By edition time, the live-streamed meeting had been watched more than 3500 times.

A 5133-signature Democracy Northland Māori wards poll demand petition delivered to Thursday’s meeting by former WDC councillor Frank Newman, came in support of the Cocurullo-led quintet’s blocking efforts.

Newman said the petition’s 5133 signatures represented 8.3 per cent of Whangārei’s registered voters, the largest paper-based petition delivered to WDC.

“The public want to be involved in this decision and feel very strongly that they should (be),” Newman told the meeting.

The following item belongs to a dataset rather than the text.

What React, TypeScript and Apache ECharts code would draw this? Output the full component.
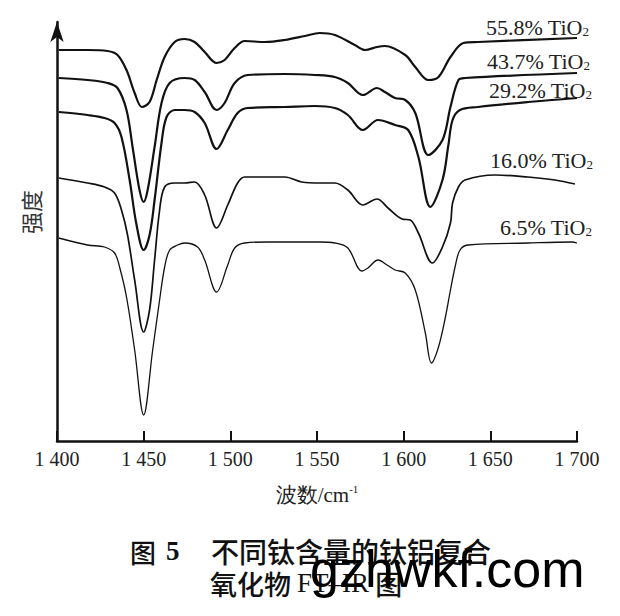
import React, { useEffect, useRef } from "react";
import * as echarts from "echarts";

// x: wavenumber (cm-1), y: intensity (a.u., stacked offsets)
const c558: [number, number][] = [
  [1401, 391], [1417.6, 391], [1429.2, 390], [1434.9, 386], [1440.1, 371], [1444.8, 348],
  [1449, 334], [1453.4, 339], [1457.5, 361], [1462.1, 384], [1467.9, 399], [1473.6, 402],
  [1479.4, 399], [1485.2, 389], [1492.1, 378], [1496.7, 381], [1502.5, 393], [1508.3, 400],
  [1519.8, 399], [1531.4, 401], [1543, 405], [1551.6, 408], [1560.3, 406], [1571.8, 396],
  [1577.7, 391], [1584.6, 394], [1589.2, 395], [1600.9, 386], [1606.7, 374], [1614.3, 361],
  [1620.1, 364], [1627, 384], [1634.5, 398], [1642.9, 399], [1700, 403],
];
const c437: [number, number][] = [
  [1401, 363], [1417.6, 361], [1429.2, 358], [1434.9, 353], [1440.1, 331], [1443.6, 294],
  [1447.6, 251], [1450, 239], [1452.3, 251], [1456.3, 294], [1460.3, 338], [1465, 358],
  [1473.6, 363], [1479.4, 361], [1485.2, 349], [1492.1, 331], [1496.7, 338], [1502.5, 358],
  [1510, 366], [1531.4, 367], [1548.7, 366], [1560.3, 364], [1567.8, 358], [1576.5, 346],
  [1584.6, 353], [1589.2, 349], [1595, 343], [1600.9, 341], [1606.7, 328], [1614.3, 286],
  [1622.4, 301], [1627, 334], [1631.6, 361], [1635.4, 363], [1700, 368],
];
const c292: [number, number][] = [
  [1401, 329], [1417.6, 326], [1427.4, 323], [1433.2, 318], [1437.2, 304], [1441.9, 261],
  [1445.9, 216], [1450, 191], [1453.4, 206], [1456.3, 241], [1460.3, 298], [1463.2, 324],
  [1467.9, 331], [1473.6, 331], [1479.4, 329], [1485.2, 318], [1492.1, 292], [1498.5, 311],
  [1504.2, 328], [1510, 333], [1531.4, 334], [1548.7, 335], [1560.3, 333], [1567.8, 326],
  [1576.5, 311], [1585.2, 321], [1595, 316], [1602.6, 311], [1608.5, 284], [1615.4, 234],
  [1622.4, 261], [1625.8, 296], [1628.2, 321], [1632.5, 331], [1642.9, 334], [1671.7, 339],
  [1700, 343],
];
const c160: [number, number][] = [
  [1401, 263], [1417.6, 258], [1427.4, 254], [1433.2, 248], [1437.2, 231], [1440.7, 206],
  [1444.8, 161], [1450, 109], [1453.4, 131], [1456.3, 181], [1459.2, 231], [1462.1, 254],
  [1467.9, 258], [1473.6, 258], [1479.4, 259], [1485.2, 246], [1492.1, 213], [1498.5, 236],
  [1504.2, 258], [1508.3, 264], [1531.4, 264], [1541.2, 259], [1551.6, 258], [1560.3, 258],
  [1567.8, 251], [1576.5, 236], [1584.6, 242], [1591, 233], [1599.1, 222], [1603.8, 221],
  [1608.5, 208], [1616.6, 178], [1622.4, 194], [1627, 218], [1628.2, 238], [1631.6, 254],
  [1635.4, 261], [1652.7, 266], [1671.7, 264], [1687.3, 261], [1698.8, 257],
];
const c65: [number, number][] = [
  [1401, 203], [1417.6, 196], [1427.4, 194], [1433.2, 188], [1436.1, 174], [1440.1, 144],
  [1444.8, 91], [1450, 26], [1455.2, 91], [1459.2, 141], [1462.1, 174], [1465, 191],
  [1469.6, 196], [1473.6, 198], [1481.1, 194], [1485.2, 181], [1492.1, 149], [1498.5, 176],
  [1502.5, 193], [1508.3, 198], [1521.6, 199], [1551.6, 199], [1560.3, 198], [1567.8, 193],
  [1575.9, 170], [1579.4, 173], [1585.2, 181], [1590.4, 176], [1595, 171], [1600.9, 168],
  [1606.7, 151], [1612.5, 108], [1616, 78], [1620.1, 94], [1624.1, 124], [1627, 151],
  [1629.9, 176], [1632.5, 191], [1637.1, 196], [1671.7, 198], [1697.1, 199], [1700, 198],
];

const seriesNames = ["55.8% TiO2", "43.7% TiO2", "29.2% TiO2", "16.0% TiO2", "6.5% TiO2"];
const seriesData = [c558, c437, c292, c160, c65];
const labelPcts = ["55.8% TiO", "43.7% TiO", "29.2% TiO", "16.0% TiO", "6.5% TiO"];
const xTicks = [1400, 1450, 1500, 1550, 1600, 1650, 1700];
const xTickLabels = ["1 400", "1 450", "1 500", "1 550", "1 600", "1 650", "1 700"];

const lineWidths = [2.2, 2.2, 2.2, 1.7, 1.3];
const labelPos = [
  [589, 27],
  [590, 61],
  [592, 90],
  [593, 160],
  [592, 227],
];

export default function App() {
  const ref = useRef<HTMLDivElement>(null);
  useEffect(() => {
    if (!ref.current) return;
    const chart = echarts.init(ref.current, undefined, { renderer: "svg" });
    const serif = "'Liberation Serif', 'Times New Roman', serif";
    const cjk = "'Noto Sans CJK SC', sans-serif";
    chart.setOption({
      animation: false,
      backgroundColor: "#ffffff",
      grid: { left: 57, top: 22, width: 520, height: 419 },
      xAxis: {
        type: "value",
        min: 1400,
        max: 1700,
        interval: 50,
        name: "{a|波数/cm}{s|-1}",
        nameLocation: "middle",
        nameGap: 42,
        nameTextStyle: {
          rich: {
            a: { fontSize: 21, fontFamily: serif, color: "#222", lineHeight: 24 },
            s: { fontSize: 11, fontFamily: serif, color: "#222", verticalAlign: "top", lineHeight: 24, padding: [0, 0, 10, 0] },
          },
        },
        axisLine: { lineStyle: { color: "#111", width: 2.5 } },
        axisTick: { inside: true, length: 10, lineStyle: { color: "#111", width: 2 } },
        axisLabel: {
          margin: 8,
          fontSize: 20,
          fontFamily: serif,
          color: "#222",
          showMinLabel: true,
          showMaxLabel: true,
          formatter: (v: number) => {
            const i = xTicks.indexOf(v);
            return i >= 0 ? xTickLabels[i] : "";
          },
        },
        splitLine: { show: false },
      },
      yAxis: {
        type: "value",
        min: 0,
        max: 419,
        axisLine: {
          show: true,
          symbol: ["none", "arrow"],
          symbolSize: [10, 20],
          lineStyle: { color: "#111", width: 2.5 },
        },
        axisTick: { show: false },
        axisLabel: { show: false },
        splitLine: { show: false },
      },
      series: seriesData.map((d, i) => ({
        name: seriesNames[i],
        type: "line",
        data: d,
        smooth: 0.35,
        showSymbol: false,
        symbol: "none",
        lineStyle: { color: "#111", width: lineWidths[i] },
      })),
      graphic: [
        ...labelPcts.map((t, i) => ({
          type: "text",
          x: labelPos[i][0],
          y: labelPos[i][1],
          style: {
            text: `{a|${t}}{s|2}`,
            align: "right",
            verticalAlign: "middle",
            rich: {
              a: { fontSize: 22, fontFamily: serif, fill: "#222", lineHeight: 22 },
              s: { fontSize: 13, fontFamily: serif, fill: "#222", lineHeight: 22, verticalAlign: "bottom" },
            },
          },
        })),
        {
          type: "text",
          x: 30,
          y: 212,
          rotation: Math.PI / 2,
          style: {
            text: "强度",
            fontSize: 22,
            fontFamily: cjk,
            fill: "#333",
            align: "center",
            verticalAlign: "middle",
          },
        },
        {
          type: "text",
          x: 130,
          y: 551,
          style: {
            text: "{c|图}{sp| }{n|5}",
            verticalAlign: "middle",
            rich: {
              c: { fontSize: 26, fontFamily: cjk, fontWeight: 500, fill: "#111" },
              sp: { fontSize: 26, fontFamily: serif, fill: "#111", width: 10 },
              n: { fontSize: 27, fontFamily: serif, fontWeight: "bold", fill: "#111" },
            },
          },
        },
        {
          type: "text",
          x: 211,
          y: 551,
          style: { text: "不同钛含量的钛铝复合", fontSize: 28, fontFamily: cjk, fontWeight: 500, fill: "#111", verticalAlign: "middle" },
        },
        {
          type: "text",
          x: 210,
          y: 583,
          style: {
            text: "{c|氧化物 }{l|FT–IR}{c| 图}",
            verticalAlign: "middle",
            rich: {
              c: { fontSize: 27, fontFamily: cjk, fontWeight: 500, fill: "#111" },
              l: { fontSize: 27, fontFamily: serif, fill: "#111" },
            },
          },
        },
        {
          type: "text",
          x: 310,
          y: 569,
          style: {
            text: "gzhwkf.com",
            fontSize: 52,
            fontFamily: "'Liberation Sans', Arial, sans-serif",
            fill: "#000",
            verticalAlign: "middle",
          },
        },
      ],
    });
    return () => chart.dispose();
  }, []);
  return (
    <div
      ref={ref}
      style={{ position: "fixed", left: 0, top: 0, width: 620, height: 616, background: "#fff" }}
    />
  );
}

March 1 Government changes to the Local Electoral Act mean the petition, its signatures gathered prior to the change, is no longer valid.

Thursday’s decision was greeted with spontaneous haka from Whangārei’s Te Kāpehu Whetū, led by head girl Tikarohia Te Marama Henare.

Mai said she hoped debate around the decision brought community engagement in the representation review process.

“I’m hoping this has elevated the thinking and discussion and engagement of the people of Whangārei,” Mai said.

“I am really looking forward to the representation review process.”

Getting past Thursday’s challenge means WDC now moves into a new-look council for the next local government elections in 2022.

Aorangi Kawiti, WDC Te Kārearea Strategic Partnership Forum Standing Committee member, outside the council after the Māori wards decision, which she said offered a new relationship of trust between council and local Māori.

The Māori wards decision has triggered a full-scale district-wide representation review, a requirement when these wards are brought in.

Mai earlier said this would be WDC’s biggest-ever representation review discussion.

The number of Māori and general wards, total number of councillors, how they are elected, ward boundaries and whether there should be community boards will be among representation features now under the spotlight.

The next step will be a council representation review briefing on April 1.

“I am happy about the council’s decision for Māori wards, we need Māori representation in council,” Te Kāpehu Whetū head boy and Year 13 student Zion Bryers said after attending the meeting, his first.

Fellow Te Kāpehu Whetū Year 13 student Erina Paraha said listening to the council Māori wards debate had at times been heartbreaking.

“It was heartbreaking to think (that some people said) the council shouldn’t have Māori wards,” Paraha said.

Ngunguru’s Aorangi Kawiti, a WDC Te Kārearea Strategic Partnership Forum Standing Committee member praised the decision.

Whangārei Māori should now become involved. “Prepare to represent, to stand, to vote in Māori wards,” Kawiti said. “Understand the processes involved, so you can teach your children.”